Recorded data:
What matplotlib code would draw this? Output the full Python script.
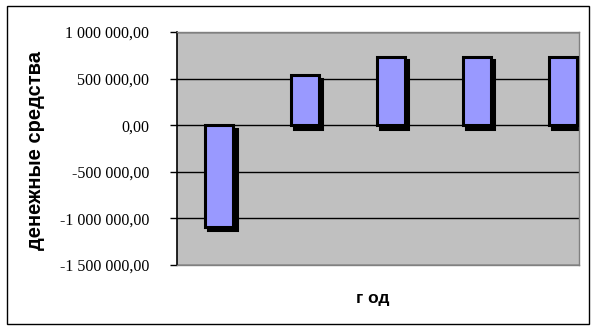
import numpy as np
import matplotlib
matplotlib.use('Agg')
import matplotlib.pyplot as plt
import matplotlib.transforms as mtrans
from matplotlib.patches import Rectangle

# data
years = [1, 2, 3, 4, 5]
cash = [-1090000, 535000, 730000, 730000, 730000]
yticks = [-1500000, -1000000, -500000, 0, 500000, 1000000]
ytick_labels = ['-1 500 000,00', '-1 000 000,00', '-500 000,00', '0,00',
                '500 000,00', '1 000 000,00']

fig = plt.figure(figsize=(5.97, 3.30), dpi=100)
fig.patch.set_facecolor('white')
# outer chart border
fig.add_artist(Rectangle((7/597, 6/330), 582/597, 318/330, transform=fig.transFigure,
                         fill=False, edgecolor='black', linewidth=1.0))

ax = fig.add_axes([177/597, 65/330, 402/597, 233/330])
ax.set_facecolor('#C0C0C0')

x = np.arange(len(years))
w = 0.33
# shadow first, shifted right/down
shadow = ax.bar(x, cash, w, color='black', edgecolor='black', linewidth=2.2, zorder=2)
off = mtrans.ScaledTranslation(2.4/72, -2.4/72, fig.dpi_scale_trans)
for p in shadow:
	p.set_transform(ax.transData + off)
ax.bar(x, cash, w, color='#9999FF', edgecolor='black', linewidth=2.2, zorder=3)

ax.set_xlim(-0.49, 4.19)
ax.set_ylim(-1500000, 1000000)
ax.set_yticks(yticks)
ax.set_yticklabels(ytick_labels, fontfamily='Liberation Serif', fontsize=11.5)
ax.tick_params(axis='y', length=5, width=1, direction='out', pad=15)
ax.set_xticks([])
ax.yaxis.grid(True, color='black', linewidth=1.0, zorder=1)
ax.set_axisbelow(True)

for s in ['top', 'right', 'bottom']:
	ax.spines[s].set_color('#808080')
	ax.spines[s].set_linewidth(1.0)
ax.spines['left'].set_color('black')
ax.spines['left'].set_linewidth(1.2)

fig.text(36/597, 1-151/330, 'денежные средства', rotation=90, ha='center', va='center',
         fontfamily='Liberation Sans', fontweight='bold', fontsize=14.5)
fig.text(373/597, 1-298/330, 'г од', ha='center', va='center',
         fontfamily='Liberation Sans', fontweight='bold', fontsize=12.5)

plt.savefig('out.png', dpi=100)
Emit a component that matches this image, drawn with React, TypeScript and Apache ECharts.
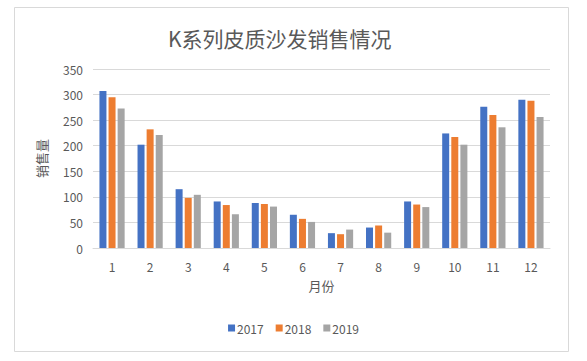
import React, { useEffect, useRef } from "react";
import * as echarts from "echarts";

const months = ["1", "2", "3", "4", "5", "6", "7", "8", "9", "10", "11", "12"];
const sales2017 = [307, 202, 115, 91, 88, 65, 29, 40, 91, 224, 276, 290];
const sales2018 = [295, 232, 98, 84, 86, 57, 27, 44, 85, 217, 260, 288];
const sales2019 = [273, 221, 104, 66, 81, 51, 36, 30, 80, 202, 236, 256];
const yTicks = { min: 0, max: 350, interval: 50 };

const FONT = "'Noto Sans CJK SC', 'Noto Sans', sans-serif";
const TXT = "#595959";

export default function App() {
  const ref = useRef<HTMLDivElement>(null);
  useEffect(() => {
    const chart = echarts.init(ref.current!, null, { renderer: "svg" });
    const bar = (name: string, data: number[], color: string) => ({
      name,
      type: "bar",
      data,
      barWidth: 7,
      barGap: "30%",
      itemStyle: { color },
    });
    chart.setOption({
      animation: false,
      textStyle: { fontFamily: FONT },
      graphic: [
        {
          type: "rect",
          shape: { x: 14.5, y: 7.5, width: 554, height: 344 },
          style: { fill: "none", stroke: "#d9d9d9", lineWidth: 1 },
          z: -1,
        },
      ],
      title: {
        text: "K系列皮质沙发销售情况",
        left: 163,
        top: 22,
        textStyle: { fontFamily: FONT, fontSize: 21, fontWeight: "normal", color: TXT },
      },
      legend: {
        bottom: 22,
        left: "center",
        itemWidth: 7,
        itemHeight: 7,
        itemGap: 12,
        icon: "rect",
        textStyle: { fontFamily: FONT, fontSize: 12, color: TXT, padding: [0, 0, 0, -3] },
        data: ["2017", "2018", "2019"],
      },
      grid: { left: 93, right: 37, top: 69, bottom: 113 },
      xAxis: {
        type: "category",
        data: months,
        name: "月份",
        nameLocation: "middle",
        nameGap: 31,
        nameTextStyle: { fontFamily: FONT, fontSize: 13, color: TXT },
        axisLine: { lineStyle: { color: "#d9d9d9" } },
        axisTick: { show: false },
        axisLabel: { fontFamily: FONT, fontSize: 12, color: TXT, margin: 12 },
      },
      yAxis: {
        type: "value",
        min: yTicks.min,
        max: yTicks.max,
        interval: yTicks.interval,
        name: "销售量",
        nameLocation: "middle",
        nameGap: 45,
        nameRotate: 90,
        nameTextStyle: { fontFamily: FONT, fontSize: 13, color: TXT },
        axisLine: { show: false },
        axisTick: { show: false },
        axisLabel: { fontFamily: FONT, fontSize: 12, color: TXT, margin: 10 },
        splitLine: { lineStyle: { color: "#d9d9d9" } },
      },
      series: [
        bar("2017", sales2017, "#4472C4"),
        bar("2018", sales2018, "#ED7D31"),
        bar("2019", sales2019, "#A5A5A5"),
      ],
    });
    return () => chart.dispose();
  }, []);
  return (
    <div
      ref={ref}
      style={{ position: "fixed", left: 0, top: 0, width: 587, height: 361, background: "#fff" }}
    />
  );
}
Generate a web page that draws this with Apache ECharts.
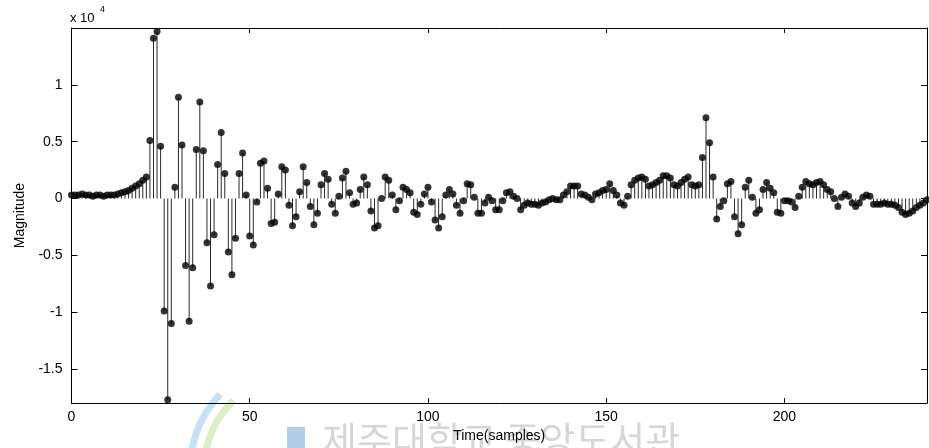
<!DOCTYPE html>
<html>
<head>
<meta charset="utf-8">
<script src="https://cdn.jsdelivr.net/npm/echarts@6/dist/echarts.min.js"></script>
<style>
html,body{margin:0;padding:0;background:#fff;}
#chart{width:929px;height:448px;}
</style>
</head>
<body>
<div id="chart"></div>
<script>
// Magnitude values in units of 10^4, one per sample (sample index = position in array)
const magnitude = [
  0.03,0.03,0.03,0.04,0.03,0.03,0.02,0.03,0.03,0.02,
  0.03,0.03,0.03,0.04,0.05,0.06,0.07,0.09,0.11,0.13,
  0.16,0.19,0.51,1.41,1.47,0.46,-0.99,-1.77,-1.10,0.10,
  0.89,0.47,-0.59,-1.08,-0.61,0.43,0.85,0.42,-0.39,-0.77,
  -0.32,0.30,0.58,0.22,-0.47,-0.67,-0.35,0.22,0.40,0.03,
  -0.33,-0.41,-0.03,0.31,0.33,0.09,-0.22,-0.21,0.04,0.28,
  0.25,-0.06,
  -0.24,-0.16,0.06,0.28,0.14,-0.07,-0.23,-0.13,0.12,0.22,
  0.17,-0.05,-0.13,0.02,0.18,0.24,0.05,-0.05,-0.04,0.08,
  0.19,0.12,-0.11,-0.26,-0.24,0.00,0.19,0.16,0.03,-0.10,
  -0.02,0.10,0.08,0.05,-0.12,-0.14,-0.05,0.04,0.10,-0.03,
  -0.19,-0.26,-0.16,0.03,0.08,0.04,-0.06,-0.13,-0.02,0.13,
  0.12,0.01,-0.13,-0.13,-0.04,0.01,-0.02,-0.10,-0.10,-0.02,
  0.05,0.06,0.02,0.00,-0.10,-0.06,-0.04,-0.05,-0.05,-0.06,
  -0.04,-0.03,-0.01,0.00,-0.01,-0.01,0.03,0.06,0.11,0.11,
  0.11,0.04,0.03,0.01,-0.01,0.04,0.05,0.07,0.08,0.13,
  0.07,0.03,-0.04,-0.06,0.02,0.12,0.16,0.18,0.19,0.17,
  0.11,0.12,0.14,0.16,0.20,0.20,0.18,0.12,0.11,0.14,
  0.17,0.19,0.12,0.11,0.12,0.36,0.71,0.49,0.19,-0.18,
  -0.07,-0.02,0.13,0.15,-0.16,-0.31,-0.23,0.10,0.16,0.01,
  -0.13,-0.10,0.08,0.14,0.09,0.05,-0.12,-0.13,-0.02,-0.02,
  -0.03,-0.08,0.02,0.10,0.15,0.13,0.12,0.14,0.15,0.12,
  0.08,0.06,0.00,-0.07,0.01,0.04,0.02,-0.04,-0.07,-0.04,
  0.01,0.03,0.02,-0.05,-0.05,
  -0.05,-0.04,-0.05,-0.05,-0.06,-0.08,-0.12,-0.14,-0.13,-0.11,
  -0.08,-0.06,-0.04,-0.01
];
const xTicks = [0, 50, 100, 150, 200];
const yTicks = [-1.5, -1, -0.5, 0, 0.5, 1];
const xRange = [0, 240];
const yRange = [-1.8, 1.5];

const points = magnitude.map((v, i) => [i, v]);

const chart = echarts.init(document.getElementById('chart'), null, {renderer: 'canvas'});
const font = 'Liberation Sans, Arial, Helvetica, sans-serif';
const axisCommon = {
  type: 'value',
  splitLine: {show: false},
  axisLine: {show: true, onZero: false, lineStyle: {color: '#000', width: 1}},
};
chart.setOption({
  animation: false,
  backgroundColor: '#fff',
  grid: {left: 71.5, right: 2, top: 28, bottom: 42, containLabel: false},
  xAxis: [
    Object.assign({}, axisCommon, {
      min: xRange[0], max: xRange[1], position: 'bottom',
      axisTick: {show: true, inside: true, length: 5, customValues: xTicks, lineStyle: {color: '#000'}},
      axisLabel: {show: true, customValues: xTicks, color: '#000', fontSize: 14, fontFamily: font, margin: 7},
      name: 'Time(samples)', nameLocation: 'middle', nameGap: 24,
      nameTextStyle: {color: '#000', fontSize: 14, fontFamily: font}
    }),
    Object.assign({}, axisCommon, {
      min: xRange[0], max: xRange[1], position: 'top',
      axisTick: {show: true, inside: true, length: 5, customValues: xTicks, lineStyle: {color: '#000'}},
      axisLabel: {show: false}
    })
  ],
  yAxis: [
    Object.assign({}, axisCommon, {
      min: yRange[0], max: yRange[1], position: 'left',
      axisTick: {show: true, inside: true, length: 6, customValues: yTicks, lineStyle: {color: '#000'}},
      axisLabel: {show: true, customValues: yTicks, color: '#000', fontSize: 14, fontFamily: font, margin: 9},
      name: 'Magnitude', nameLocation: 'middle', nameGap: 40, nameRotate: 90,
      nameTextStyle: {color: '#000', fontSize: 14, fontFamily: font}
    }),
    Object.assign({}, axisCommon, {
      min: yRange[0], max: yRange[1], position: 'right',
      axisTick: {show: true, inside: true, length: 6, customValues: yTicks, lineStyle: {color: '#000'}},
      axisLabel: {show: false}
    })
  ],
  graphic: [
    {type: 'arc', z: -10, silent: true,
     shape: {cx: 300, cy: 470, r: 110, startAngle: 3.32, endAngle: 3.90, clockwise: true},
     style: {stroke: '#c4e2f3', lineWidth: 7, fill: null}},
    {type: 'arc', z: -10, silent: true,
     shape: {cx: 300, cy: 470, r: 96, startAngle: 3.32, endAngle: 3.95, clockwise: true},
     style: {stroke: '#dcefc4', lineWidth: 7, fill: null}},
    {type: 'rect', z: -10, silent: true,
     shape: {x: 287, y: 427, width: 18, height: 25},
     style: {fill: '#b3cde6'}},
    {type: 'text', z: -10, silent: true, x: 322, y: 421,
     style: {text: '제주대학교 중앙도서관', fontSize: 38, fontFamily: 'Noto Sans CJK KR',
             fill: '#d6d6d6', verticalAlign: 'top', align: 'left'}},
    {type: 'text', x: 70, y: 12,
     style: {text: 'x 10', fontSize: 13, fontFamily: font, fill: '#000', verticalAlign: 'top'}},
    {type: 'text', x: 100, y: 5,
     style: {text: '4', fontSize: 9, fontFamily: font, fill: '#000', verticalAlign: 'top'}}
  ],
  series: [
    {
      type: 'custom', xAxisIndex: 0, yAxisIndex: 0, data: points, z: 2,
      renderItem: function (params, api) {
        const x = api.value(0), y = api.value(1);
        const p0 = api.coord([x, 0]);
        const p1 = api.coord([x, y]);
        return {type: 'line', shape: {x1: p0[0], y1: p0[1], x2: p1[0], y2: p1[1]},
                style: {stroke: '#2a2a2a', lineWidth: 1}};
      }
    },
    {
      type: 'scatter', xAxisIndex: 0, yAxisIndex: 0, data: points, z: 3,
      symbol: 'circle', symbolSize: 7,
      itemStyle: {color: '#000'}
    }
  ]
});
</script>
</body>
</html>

Short task:
Among the entries above, take the lines from the one with "Emit a component" through the one with "import * as" and retype them exactly, leaving out the pictures.

Solution to this problem:
Emit a component that matches this image, drawn with React, TypeScript and Apache ECharts.
import React, { useEffect, useRef } from "react";
import * as echarts from "echarts";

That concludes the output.